(The request) Write out each line exactly as given. Leave the pictures out of your copy.

(Material provided)
----
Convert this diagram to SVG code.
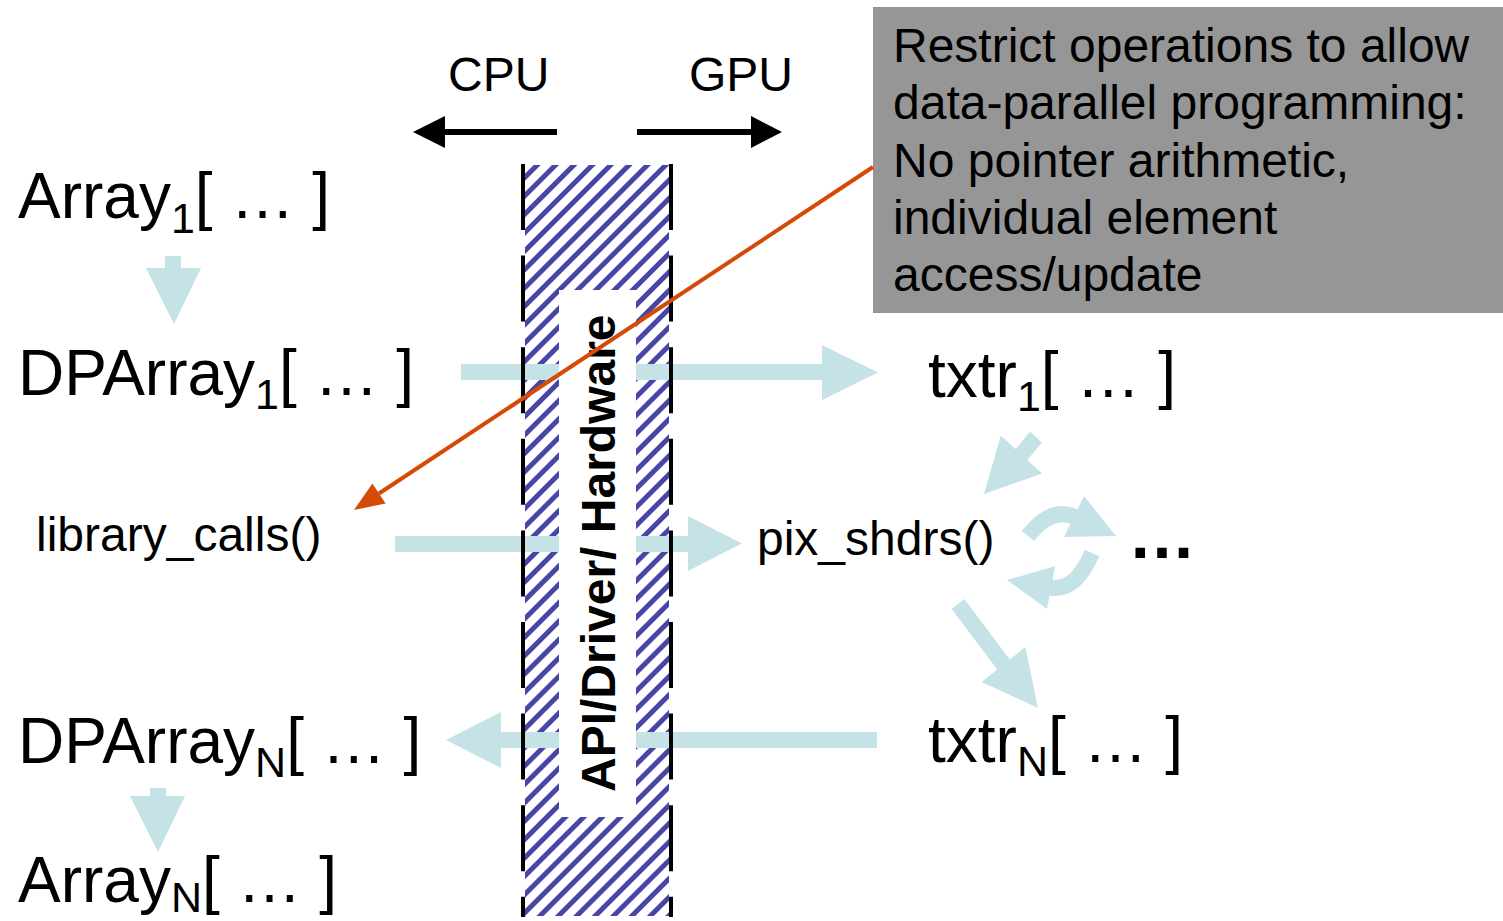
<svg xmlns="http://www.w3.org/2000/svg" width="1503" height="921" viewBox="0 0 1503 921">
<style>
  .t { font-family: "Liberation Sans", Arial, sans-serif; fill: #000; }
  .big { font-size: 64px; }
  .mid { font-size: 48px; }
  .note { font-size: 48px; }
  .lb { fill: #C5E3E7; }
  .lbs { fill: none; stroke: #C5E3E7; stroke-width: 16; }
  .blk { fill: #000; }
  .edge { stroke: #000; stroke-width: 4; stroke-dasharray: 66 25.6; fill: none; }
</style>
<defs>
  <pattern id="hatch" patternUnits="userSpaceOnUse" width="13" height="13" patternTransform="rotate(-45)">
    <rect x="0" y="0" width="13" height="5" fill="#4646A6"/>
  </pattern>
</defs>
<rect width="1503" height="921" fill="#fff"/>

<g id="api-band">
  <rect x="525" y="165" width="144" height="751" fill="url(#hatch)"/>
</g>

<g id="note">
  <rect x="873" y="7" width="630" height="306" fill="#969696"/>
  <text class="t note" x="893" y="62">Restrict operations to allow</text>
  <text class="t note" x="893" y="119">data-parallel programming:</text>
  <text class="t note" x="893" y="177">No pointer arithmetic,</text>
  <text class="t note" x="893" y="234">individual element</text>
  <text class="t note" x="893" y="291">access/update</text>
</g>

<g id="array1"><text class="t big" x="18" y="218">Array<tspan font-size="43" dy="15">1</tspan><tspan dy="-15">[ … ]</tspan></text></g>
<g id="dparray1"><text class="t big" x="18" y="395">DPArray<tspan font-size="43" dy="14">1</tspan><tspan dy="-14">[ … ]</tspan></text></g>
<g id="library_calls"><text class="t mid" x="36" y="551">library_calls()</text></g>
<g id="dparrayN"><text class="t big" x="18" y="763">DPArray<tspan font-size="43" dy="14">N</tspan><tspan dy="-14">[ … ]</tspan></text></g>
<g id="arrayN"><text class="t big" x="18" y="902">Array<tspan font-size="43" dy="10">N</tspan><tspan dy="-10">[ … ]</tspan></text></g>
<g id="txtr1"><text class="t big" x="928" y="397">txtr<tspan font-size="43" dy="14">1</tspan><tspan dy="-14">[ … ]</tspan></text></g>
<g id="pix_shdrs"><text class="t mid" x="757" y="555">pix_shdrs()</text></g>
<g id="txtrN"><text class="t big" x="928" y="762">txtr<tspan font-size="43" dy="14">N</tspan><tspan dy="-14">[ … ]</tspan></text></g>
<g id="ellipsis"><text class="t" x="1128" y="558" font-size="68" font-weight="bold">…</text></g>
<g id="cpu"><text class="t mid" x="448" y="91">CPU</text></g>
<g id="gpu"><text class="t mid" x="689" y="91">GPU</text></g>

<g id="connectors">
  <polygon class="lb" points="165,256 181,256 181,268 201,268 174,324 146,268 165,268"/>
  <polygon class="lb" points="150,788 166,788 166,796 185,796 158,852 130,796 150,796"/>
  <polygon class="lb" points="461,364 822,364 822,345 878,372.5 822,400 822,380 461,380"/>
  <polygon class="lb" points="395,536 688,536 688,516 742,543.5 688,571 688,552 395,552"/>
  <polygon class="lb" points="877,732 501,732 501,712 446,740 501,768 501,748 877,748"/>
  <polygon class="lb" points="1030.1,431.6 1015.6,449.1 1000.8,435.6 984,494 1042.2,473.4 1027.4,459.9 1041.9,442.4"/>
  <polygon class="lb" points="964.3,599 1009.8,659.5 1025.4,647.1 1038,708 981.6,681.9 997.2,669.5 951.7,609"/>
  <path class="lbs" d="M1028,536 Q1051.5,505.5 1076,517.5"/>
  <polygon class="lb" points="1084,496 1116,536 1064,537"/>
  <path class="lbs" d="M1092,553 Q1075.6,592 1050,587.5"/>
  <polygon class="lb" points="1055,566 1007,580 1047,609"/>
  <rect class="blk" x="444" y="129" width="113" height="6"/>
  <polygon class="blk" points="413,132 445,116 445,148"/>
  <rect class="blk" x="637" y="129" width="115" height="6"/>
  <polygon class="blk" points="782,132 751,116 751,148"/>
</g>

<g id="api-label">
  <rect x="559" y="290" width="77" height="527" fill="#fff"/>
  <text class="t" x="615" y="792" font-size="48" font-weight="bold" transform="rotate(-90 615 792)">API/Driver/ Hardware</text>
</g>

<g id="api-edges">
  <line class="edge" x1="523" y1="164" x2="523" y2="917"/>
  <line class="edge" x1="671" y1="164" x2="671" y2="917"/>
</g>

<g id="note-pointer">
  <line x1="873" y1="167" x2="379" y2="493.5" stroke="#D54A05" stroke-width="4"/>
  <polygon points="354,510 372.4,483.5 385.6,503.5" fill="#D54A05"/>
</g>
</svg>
----
(Solution to this task)
Convert this diagram to SVG code.
<svg xmlns="http://www.w3.org/2000/svg" width="1503" height="921" viewBox="0 0 1503 921">
<style>
  .t { font-family: "Liberation Sans", Arial, sans-serif; fill: #000; }
  .big { font-size: 64px; }
  .mid { font-size: 48px; }
  .note { font-size: 48px; }
  .lb { fill: #C5E3E7; }
  .lbs { fill: none; stroke: #C5E3E7; stroke-width: 16; }
  .blk { fill: #000; }
  .edge { stroke: #000; stroke-width: 4; stroke-dasharray: 66 25.6; fill: none; }
</style>
<defs>
  <pattern id="hatch" patternUnits="userSpaceOnUse" width="13" height="13" patternTransform="rotate(-45)">
    <rect x="0" y="0" width="13" height="5" fill="#4646A6"/>
  </pattern>
</defs>
<rect width="1503" height="921" fill="#fff"/>

<g id="api-band">
  <rect x="525" y="165" width="144" height="751" fill="url(#hatch)"/>
</g>

<g id="note">
  <rect x="873" y="7" width="630" height="306" fill="#969696"/>
  <text class="t note" x="893" y="62">Restrict operations to allow</text>
  <text class="t note" x="893" y="119">data-parallel programming:</text>
  <text class="t note" x="893" y="177">No pointer arithmetic,</text>
  <text class="t note" x="893" y="234">individual element</text>
  <text class="t note" x="893" y="291">access/update</text>
</g>

<g id="array1"><text class="t big" x="18" y="218">Array<tspan font-size="43" dy="15">1</tspan><tspan dy="-15">[ … ]</tspan></text></g>
<g id="dparray1"><text class="t big" x="18" y="395">DPArray<tspan font-size="43" dy="14">1</tspan><tspan dy="-14">[ … ]</tspan></text></g>
<g id="library_calls"><text class="t mid" x="36" y="551">library_calls()</text></g>
<g id="dparrayN"><text class="t big" x="18" y="763">DPArray<tspan font-size="43" dy="14">N</tspan><tspan dy="-14">[ … ]</tspan></text></g>
<g id="arrayN"><text class="t big" x="18" y="902">Array<tspan font-size="43" dy="10">N</tspan><tspan dy="-10">[ … ]</tspan></text></g>
<g id="txtr1"><text class="t big" x="928" y="397">txtr<tspan font-size="43" dy="14">1</tspan><tspan dy="-14">[ … ]</tspan></text></g>
<g id="pix_shdrs"><text class="t mid" x="757" y="555">pix_shdrs()</text></g>
<g id="txtrN"><text class="t big" x="928" y="762">txtr<tspan font-size="43" dy="14">N</tspan><tspan dy="-14">[ … ]</tspan></text></g>
<g id="ellipsis"><text class="t" x="1128" y="558" font-size="68" font-weight="bold">…</text></g>
<g id="cpu"><text class="t mid" x="448" y="91">CPU</text></g>
<g id="gpu"><text class="t mid" x="689" y="91">GPU</text></g>

<g id="connectors">
  <polygon class="lb" points="165,256 181,256 181,268 201,268 174,324 146,268 165,268"/>
  <polygon class="lb" points="150,788 166,788 166,796 185,796 158,852 130,796 150,796"/>
  <polygon class="lb" points="461,364 822,364 822,345 878,372.5 822,400 822,380 461,380"/>
  <polygon class="lb" points="395,536 688,536 688,516 742,543.5 688,571 688,552 395,552"/>
  <polygon class="lb" points="877,732 501,732 501,712 446,740 501,768 501,748 877,748"/>
  <polygon class="lb" points="1030.1,431.6 1015.6,449.1 1000.8,435.6 984,494 1042.2,473.4 1027.4,459.9 1041.9,442.4"/>
  <polygon class="lb" points="964.3,599 1009.8,659.5 1025.4,647.1 1038,708 981.6,681.9 997.2,669.5 951.7,609"/>
  <path class="lbs" d="M1028,536 Q1051.5,505.5 1076,517.5"/>
  <polygon class="lb" points="1084,496 1116,536 1064,537"/>
  <path class="lbs" d="M1092,553 Q1075.6,592 1050,587.5"/>
  <polygon class="lb" points="1055,566 1007,580 1047,609"/>
  <rect class="blk" x="444" y="129" width="113" height="6"/>
  <polygon class="blk" points="413,132 445,116 445,148"/>
  <rect class="blk" x="637" y="129" width="115" height="6"/>
  <polygon class="blk" points="782,132 751,116 751,148"/>
</g>

<g id="api-label">
  <rect x="559" y="290" width="77" height="527" fill="#fff"/>
  <text class="t" x="615" y="792" font-size="48" font-weight="bold" transform="rotate(-90 615 792)">API/Driver/ Hardware</text>
</g>

<g id="api-edges">
  <line class="edge" x1="523" y1="164" x2="523" y2="917"/>
  <line class="edge" x1="671" y1="164" x2="671" y2="917"/>
</g>

<g id="note-pointer">
  <line x1="873" y1="167" x2="379" y2="493.5" stroke="#D54A05" stroke-width="4"/>
  <polygon points="354,510 372.4,483.5 385.6,503.5" fill="#D54A05"/>
</g>
</svg>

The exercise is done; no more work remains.